Is it actually really true? The second part, too? I thought this can't be true and must be a (good) story just to amuse the readers - I guess I was wrong.


I worked there for a bit. Sometime around 2014 I dropped a production DB table (via a fat finger, shouldn’t have even been possible in hindsight). It wasn’t consumer facing but the internal effect made it look like all of Twitter was simultaneously down. Mass hysteria there for 20 min or so.


Can someone explain the joke (about the beer) because I genuinely don't understand

edit: pretty please


Each time the ops team brought Twitter back up, they receive good beer. So it would also mean that each time Twitter goes down, they could expect to receive the beer. Without idleword's actions, they would have an incentive (good beer) for having Twitter keep going down and not doing work to improve the stability.


Under the guise of preventing the ops team from being incentivized to create outages, he was selflessly stealing all the nice beer for himself.


He took the beer because he wanted it. "Perverse incentives" are an excuse, because nobody is going to kill their production servers and all the panic that entails for like $10 worth of beer.
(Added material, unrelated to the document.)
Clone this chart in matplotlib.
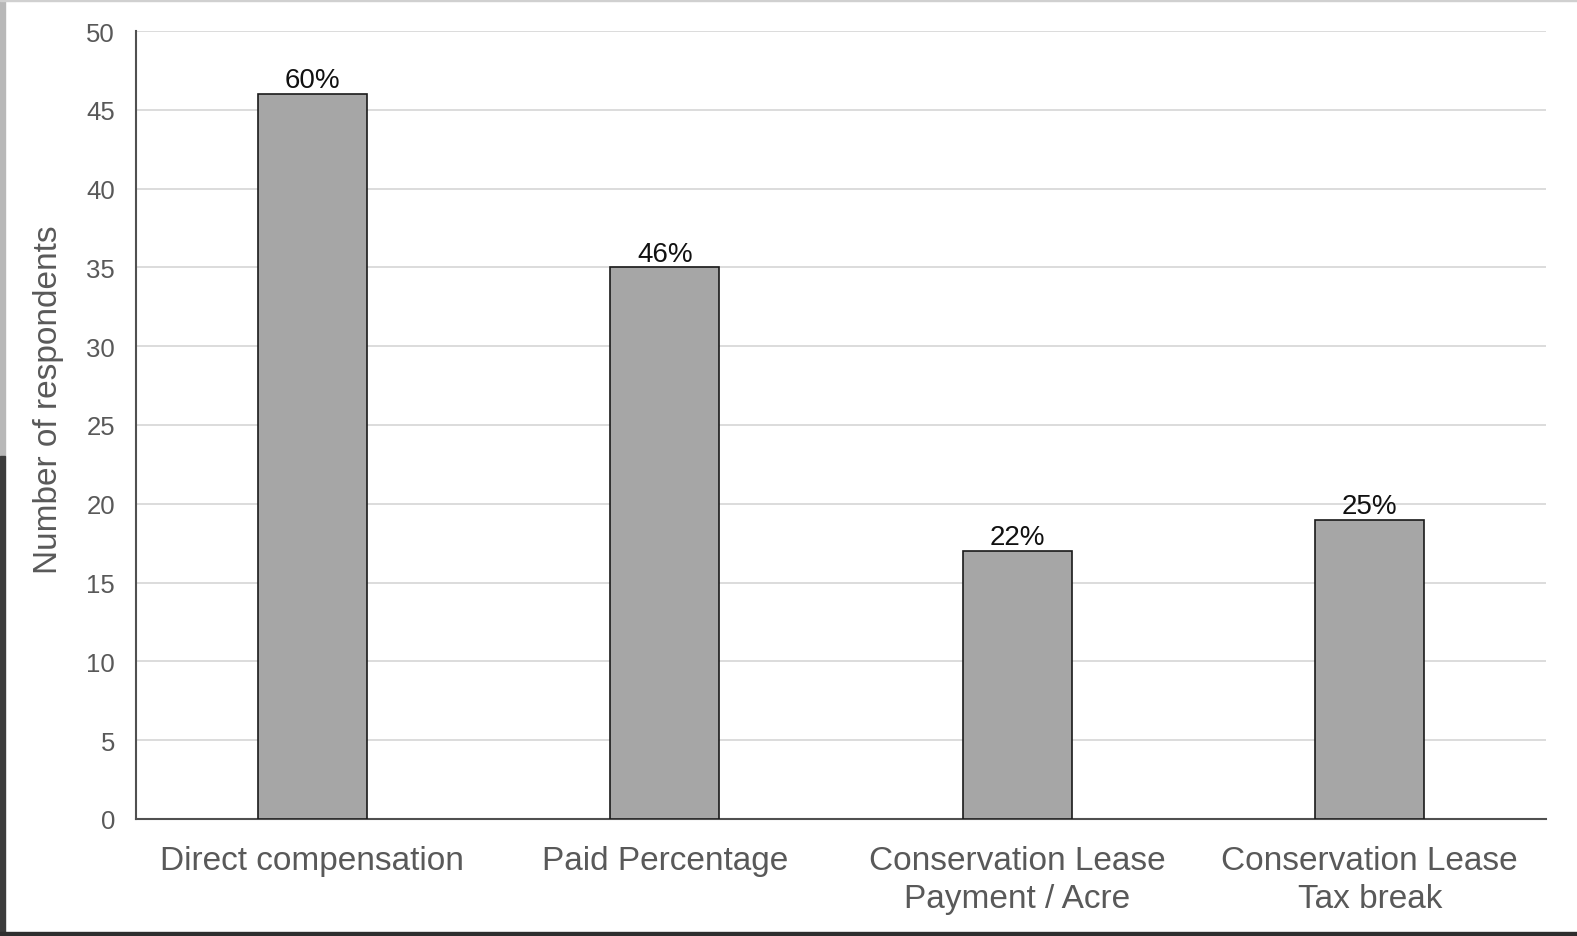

Sounds like the guy was bragging about his SQL skills to avoid locking the database but ended up locking the database anyway (thus, people running around)


If the ops team got beer every time the servers went down (as a reward for fixing them) then they'd have an incentive for the servers to go down.


We all understand the perverse incentives joke, I think what's confusing people here is whether there's some other hidden joke they're missing that suggests not to take OP at his word that yes, he did make off with someone else's gift, which is generally considered a dick move.


What the hell are all of you smoking, some moderately expensive alcohol is nowhere near enough reward to take down a service.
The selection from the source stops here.